# Bigfoot Coordinate Gathering

This notebook processes Bigfoot sighting data to extract or enrich geolocation information. It uses Google Maps API for geocoding and regex to extract coordinates directly from the dataset. The cleaned data will include latitude and longitude values for each sighting, enabling geographic visualization and analysis.



In [None]:
# Dependencies
import googlemaps
import pandas as pd

# Initalize the Google Maps API Client (Replace SECRET with the actual key)
gmaps = googlemaps.Client(key="SECRET")

## Loading the Dataset
Load the cleaned dataset from the data cleaning step.

In [None]:
# Load the dataset
bigfoot_df = pd.read_json('../data/filtered_years_clean.json')

# Preview the first few rows
bigfoot_df.head()

## Geocoding with Google Maps API
To enrich the dataset, this notebook attempts to geocode sightings using the following priority:
1. `nearest town` and `state`
2. `county` and `state`
3. Fallback: None if no geolocation can be found.

In [None]:
def geocode_with_fallback(row):
    try:
        # Try nearest town, state
        location = gmaps.geocode(f"{row['nearest town']}, {row['state']}")
        if location:
            return location[0]['geometry']['location']['lat'], location[0]['geometry']['location']['lng']

        # Fallback to county, state
        location = gmaps.geocode(f"{row['county']}, {row['state']}")
        if location:
            return location[0]['geometry']['location']['lat'], location[0]['geometry']['location']['lng']

        # If neither works, return None
        return None, None
    except Exception as e:
        print(f"Error geocoding {row['nearest town']}, {row['state']} or {row['county']}, {row['state']}: {e}")
        return None, None

### Apply Geocoding to Dataset
Run the geocoding function row-wise and create `latitude` and `longitude` columns in the dataframe.

In [None]:
bigfoot_df[['latitude', 'Longitude']] = bigfoot_df.apply(
    lambda row: pd.Series(geocode_with_fallback(row)), axis=1
)

In [None]:
bigfoot_df = bigfoot_df.drop(columns='Unnamed: 0')
bigfoot_df.columns

## Extracting Coordinates from Observations
Regex is used to extract specific latitude and longitude values embedded within the `observed` column. This ensures accuracy when the coordinates are directly available in the report text.

In [None]:
# Now we search for specific coordinates from the observed data
coordinate_pattern = r"\b((?:[0-8]?\d(?:\.\d+)?|90(?:\.0+)?)),\s*(-?(?:1[0-7]\d(?:\.\d+)?|0?\d{1,2}(?:\.\d+)?|180(?:\.0+)?))\b"

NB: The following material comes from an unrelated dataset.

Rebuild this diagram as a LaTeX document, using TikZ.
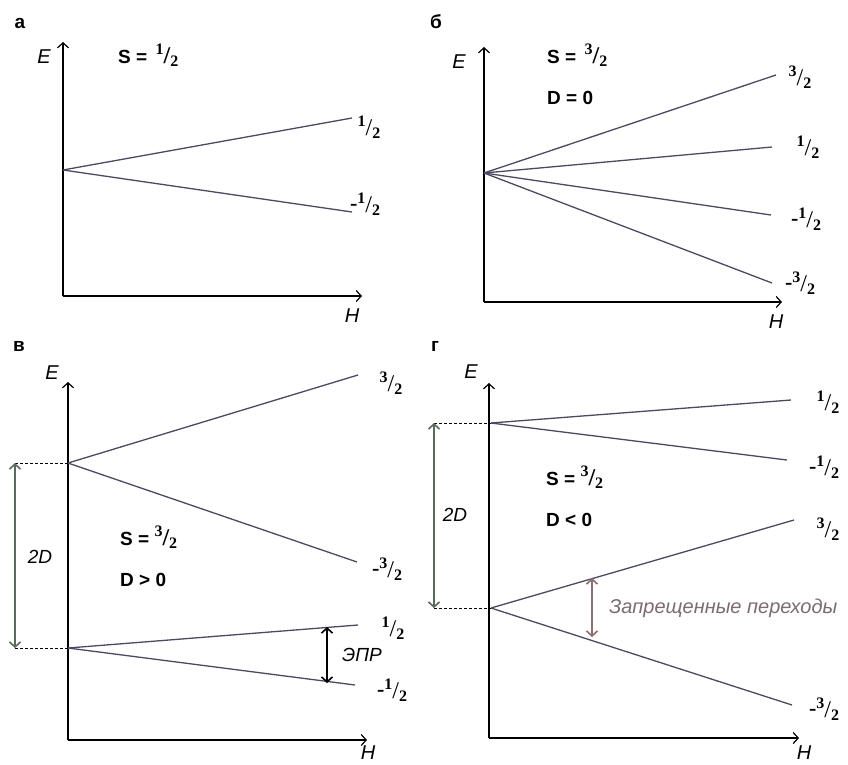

# Extract new latitude and longitude
extracted_coords = bigfoot_df['observed'].str.extract(coordinate_pattern, expand=True)
extracted_coords.columns = ['new_lat', 'new_long']

# Convert extracted values
extracted_coords = extracted_coords.astype(float)

# update lat and long if there are specified coords
bigfoot_df['latitude'] = bigfoot_df.apply(
    lambda row: extracted_coords.loc[row.name, 'new_lat'] if not pd.isna(extracted_coords.loc[row.name, 'new_lat']) else row['latitude'],
    axis=1
)

bigfoot_df['longitude'] = bigfoot_df.apply(
    lambda row: extracted_coords.loc[row.name, 'new_long'] if not pd.isna(extracted_coords.loc[row.name, 'new_long']) else row['longitude'],
    axis=1
)



## Filtering Valid Coordinates
Remove entries with invalid longitude values that fall outside the range expected for the United States and Canada.


In [None]:
# drop longitudes that would be outside of the USA / Canada
filtered_coords = bigfoot_df[(bigfoot_df['longitude'] >= -152) & (bigfoot_df['longitude'] <= -67)]

In [20]:
bigfoot_df.to_json('../data/bigfoot_coords_df.json', orient='records')


## Saving Cleaned Data
Export the cleaned dataset with enriched coordinates for future use.


In [21]:
final_columns = ['report_number', 'report_class', 'state', 'county', 'latitude', 'longitude', 'season', 'month', 'observed']

clean_coords_list = filtered_coords[final_columns]
clean_coords_list.to_json('../data/bigfoot_coordinates_clean_cols.json', orient='records')

## Conclusion
This notebook enriched the Bigfoot dataset by adding geolocation data using Google Maps API and regex-based coordinate extraction. The cleaned dataset is now ready for geographic analysis and visualization.